> INPUT FOR THIS TASK
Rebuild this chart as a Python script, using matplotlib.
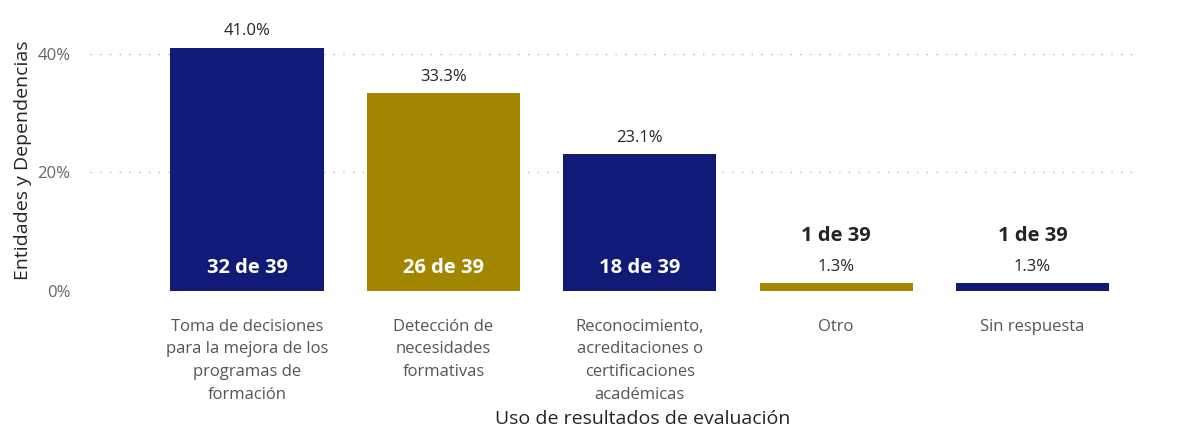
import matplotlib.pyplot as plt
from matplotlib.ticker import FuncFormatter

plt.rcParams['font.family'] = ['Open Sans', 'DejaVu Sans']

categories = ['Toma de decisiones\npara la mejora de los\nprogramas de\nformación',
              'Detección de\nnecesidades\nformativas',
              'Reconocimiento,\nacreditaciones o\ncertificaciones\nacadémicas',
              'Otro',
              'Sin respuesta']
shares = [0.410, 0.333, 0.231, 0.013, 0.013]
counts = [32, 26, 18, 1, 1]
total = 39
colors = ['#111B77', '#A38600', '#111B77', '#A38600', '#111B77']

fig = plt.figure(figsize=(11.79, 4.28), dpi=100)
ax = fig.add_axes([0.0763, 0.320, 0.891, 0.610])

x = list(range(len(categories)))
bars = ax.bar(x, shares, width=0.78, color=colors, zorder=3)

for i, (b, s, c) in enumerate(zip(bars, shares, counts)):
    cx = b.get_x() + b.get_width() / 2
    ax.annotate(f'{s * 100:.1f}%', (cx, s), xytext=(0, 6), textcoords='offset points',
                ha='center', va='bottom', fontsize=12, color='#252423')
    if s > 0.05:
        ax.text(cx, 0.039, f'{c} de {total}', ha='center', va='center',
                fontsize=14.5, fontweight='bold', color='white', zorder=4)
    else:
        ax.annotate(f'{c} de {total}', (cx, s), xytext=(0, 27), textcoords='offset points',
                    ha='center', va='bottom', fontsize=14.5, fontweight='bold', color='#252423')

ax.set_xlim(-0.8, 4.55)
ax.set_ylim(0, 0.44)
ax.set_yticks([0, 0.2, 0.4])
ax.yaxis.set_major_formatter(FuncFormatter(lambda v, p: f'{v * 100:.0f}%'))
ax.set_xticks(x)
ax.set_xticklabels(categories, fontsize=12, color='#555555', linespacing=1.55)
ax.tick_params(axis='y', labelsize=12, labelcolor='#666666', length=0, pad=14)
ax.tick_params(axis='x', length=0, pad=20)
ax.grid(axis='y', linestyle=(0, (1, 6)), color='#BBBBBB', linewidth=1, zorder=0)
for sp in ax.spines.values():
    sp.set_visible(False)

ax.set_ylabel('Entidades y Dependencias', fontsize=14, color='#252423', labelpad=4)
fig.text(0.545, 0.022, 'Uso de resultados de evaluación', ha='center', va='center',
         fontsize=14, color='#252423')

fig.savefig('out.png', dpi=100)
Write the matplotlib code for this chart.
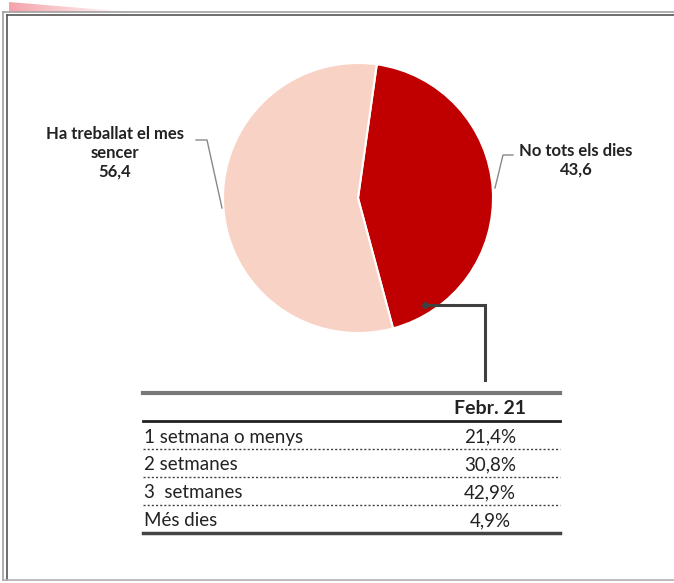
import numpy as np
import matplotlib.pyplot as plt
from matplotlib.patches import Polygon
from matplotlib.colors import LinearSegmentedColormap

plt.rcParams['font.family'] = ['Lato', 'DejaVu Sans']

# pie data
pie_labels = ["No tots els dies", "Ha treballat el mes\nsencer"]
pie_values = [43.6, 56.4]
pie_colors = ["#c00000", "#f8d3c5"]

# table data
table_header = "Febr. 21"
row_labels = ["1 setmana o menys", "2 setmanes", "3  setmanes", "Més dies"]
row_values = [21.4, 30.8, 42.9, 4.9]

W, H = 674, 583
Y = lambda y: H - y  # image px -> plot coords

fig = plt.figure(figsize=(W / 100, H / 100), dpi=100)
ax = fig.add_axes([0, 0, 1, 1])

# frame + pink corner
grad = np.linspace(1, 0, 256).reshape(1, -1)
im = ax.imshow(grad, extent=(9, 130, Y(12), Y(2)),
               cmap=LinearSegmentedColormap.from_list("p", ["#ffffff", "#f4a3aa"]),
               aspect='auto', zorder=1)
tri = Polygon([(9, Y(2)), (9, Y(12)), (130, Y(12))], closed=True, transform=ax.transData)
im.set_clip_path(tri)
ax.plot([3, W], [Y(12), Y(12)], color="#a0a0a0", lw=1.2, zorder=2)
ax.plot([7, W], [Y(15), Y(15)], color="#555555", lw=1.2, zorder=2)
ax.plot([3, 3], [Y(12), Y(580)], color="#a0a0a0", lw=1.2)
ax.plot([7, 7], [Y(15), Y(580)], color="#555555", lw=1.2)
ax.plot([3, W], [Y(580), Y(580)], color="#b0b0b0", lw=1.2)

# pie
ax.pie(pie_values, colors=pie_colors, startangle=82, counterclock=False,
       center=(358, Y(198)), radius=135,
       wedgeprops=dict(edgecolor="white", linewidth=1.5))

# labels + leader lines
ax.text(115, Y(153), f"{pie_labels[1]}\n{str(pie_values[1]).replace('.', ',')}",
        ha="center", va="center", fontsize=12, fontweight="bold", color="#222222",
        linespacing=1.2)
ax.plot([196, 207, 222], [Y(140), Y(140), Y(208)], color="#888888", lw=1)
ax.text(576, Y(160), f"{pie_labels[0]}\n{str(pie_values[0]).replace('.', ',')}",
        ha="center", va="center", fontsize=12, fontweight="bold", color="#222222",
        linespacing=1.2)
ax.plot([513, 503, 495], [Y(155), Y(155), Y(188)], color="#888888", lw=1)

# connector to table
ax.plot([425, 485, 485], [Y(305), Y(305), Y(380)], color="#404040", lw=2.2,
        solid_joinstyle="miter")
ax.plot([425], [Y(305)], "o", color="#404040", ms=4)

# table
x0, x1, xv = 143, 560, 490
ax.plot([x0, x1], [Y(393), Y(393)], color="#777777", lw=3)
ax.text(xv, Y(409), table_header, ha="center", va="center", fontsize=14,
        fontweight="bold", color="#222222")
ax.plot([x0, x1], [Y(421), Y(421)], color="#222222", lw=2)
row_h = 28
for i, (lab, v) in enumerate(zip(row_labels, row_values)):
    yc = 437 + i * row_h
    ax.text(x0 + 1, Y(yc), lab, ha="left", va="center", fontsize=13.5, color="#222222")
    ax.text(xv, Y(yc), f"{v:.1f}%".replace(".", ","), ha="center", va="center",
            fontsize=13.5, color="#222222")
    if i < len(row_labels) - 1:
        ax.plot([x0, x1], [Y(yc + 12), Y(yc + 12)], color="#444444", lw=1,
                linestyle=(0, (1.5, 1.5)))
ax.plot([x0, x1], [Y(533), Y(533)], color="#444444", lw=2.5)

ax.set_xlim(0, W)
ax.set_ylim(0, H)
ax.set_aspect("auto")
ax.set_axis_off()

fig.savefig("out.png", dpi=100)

> DIRECTIVE
Leave the pictures out and please restate exactly the lines running from the start of the material through the one with "bars = ax.bar(x, shares, width=0.78, color=colors, zorder=3)".

> SOLUTION
Rebuild this chart as a Python script, using matplotlib.
import matplotlib.pyplot as plt
from matplotlib.ticker import FuncFormatter

plt.rcParams['font.family'] = ['Open Sans', 'DejaVu Sans']

categories = ['Toma de decisiones\npara la mejora de los\nprogramas de\nformación',
              'Detección de\nnecesidades\nformativas',
              'Reconocimiento,\nacreditaciones o\ncertificaciones\nacadémicas',
              'Otro',
              'Sin respuesta']
shares = [0.410, 0.333, 0.231, 0.013, 0.013]
counts = [32, 26, 18, 1, 1]
total = 39
colors = ['#111B77', '#A38600', '#111B77', '#A38600', '#111B77']

fig = plt.figure(figsize=(11.79, 4.28), dpi=100)
ax = fig.add_axes([0.0763, 0.320, 0.891, 0.610])

x = list(range(len(categories)))
bars = ax.bar(x, shares, width=0.78, color=colors, zorder=3)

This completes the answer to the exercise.